Data shown:
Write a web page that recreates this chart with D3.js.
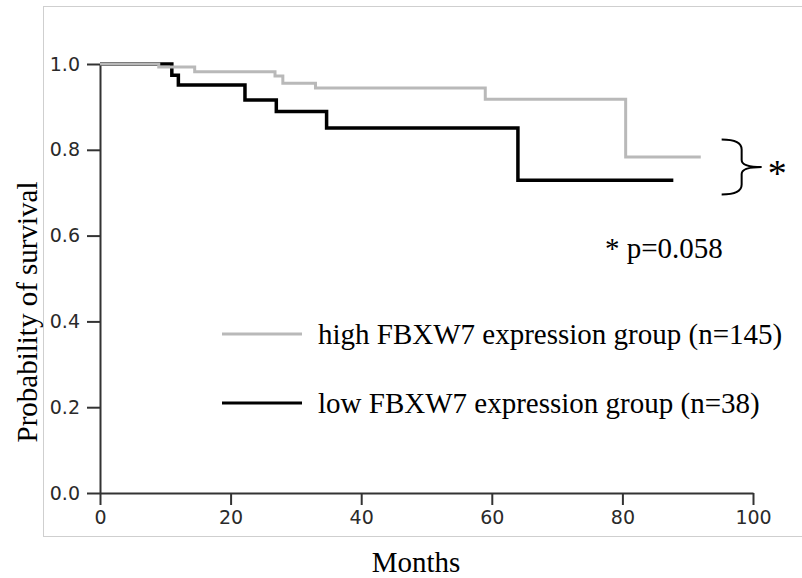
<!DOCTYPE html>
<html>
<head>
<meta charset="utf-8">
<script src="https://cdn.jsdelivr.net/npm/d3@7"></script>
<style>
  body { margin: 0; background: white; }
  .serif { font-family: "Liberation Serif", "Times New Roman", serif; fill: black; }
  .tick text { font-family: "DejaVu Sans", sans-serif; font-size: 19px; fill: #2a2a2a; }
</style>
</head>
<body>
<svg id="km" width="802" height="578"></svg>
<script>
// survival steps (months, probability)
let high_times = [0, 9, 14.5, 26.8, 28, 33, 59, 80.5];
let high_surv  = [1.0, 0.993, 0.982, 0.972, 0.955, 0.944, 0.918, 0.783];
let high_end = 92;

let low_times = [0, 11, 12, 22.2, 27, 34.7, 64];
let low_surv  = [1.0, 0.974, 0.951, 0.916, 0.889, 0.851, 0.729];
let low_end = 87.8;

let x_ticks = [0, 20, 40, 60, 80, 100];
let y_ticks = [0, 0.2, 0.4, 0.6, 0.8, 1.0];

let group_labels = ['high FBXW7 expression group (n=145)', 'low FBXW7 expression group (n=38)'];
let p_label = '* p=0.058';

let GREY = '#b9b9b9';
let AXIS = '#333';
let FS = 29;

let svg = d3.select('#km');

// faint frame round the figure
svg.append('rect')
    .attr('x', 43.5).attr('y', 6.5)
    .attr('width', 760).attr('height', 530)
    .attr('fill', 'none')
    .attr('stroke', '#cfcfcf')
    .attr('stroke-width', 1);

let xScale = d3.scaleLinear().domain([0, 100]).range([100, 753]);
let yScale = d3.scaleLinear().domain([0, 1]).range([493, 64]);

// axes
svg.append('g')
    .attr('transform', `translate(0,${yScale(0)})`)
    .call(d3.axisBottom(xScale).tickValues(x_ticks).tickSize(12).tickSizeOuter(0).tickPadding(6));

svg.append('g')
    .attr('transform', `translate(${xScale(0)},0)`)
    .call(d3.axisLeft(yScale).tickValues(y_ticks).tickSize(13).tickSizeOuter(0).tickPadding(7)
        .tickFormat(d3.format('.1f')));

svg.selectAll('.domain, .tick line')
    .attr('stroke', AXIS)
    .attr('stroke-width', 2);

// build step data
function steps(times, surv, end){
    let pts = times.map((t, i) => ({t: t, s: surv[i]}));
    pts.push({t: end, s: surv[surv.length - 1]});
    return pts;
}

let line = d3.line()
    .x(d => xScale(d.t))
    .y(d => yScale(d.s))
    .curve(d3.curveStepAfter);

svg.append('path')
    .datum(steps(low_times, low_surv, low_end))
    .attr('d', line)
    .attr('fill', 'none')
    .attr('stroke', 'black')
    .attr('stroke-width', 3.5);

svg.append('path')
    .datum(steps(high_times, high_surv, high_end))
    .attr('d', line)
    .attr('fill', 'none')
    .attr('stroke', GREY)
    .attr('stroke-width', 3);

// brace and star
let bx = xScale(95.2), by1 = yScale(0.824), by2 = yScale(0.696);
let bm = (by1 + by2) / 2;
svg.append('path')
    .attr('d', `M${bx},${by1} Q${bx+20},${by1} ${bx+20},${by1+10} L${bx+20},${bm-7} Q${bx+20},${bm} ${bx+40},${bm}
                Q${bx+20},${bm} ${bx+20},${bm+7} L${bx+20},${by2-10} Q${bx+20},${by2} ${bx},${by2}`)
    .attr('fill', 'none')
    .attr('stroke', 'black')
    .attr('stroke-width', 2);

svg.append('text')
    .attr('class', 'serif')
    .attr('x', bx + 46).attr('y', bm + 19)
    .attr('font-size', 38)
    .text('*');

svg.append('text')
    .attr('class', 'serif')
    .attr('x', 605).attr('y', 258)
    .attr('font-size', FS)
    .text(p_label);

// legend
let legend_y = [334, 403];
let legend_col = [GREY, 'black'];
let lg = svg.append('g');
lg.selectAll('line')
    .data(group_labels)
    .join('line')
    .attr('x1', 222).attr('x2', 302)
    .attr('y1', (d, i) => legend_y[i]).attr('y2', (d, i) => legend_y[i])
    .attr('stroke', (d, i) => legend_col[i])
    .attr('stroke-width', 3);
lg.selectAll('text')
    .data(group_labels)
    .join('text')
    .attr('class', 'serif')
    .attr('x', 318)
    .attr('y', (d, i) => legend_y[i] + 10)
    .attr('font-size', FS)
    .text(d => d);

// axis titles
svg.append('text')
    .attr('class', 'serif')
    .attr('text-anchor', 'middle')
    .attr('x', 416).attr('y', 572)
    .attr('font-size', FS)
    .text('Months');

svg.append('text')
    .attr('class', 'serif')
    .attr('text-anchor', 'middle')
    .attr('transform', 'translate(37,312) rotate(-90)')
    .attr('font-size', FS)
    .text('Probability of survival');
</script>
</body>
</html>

Do this: Please reproduce the listing exactly from its opening line through the line that contains "let yScale = d3.scaleLinear().domain([0, 1]).range([493, 64]);", both included, with all pictures omitted.

The result:
Write a web page that recreates this chart with D3.js.
<!DOCTYPE html>
<html>
<head>
<meta charset="utf-8">
<script src="https://cdn.jsdelivr.net/npm/d3@7"></script>
<style>
  body { margin: 0; background: white; }
  .serif { font-family: "Liberation Serif", "Times New Roman", serif; fill: black; }
  .tick text { font-family: "DejaVu Sans", sans-serif; font-size: 19px; fill: #2a2a2a; }
</style>
</head>
<body>
<svg id="km" width="802" height="578"></svg>
<script>
// survival steps (months, probability)
let high_times = [0, 9, 14.5, 26.8, 28, 33, 59, 80.5];
let high_surv  = [1.0, 0.993, 0.982, 0.972, 0.955, 0.944, 0.918, 0.783];
let high_end = 92;

let low_times = [0, 11, 12, 22.2, 27, 34.7, 64];
let low_surv  = [1.0, 0.974, 0.951, 0.916, 0.889, 0.851, 0.729];
let low_end = 87.8;

let x_ticks = [0, 20, 40, 60, 80, 100];
let y_ticks = [0, 0.2, 0.4, 0.6, 0.8, 1.0];

let group_labels = ['high FBXW7 expression group (n=145)', 'low FBXW7 expression group (n=38)'];
let p_label = '* p=0.058';

let GREY = '#b9b9b9';
let AXIS = '#333';
let FS = 29;

let svg = d3.select('#km');

// faint frame round the figure
svg.append('rect')
    .attr('x', 43.5).attr('y', 6.5)
    .attr('width', 760).attr('height', 530)
    .attr('fill', 'none')
    .attr('stroke', '#cfcfcf')
    .attr('stroke-width', 1);

let xScale = d3.scaleLinear().domain([0, 100]).range([100, 753]);
let yScale = d3.scaleLinear().domain([0, 1]).range([493, 64]);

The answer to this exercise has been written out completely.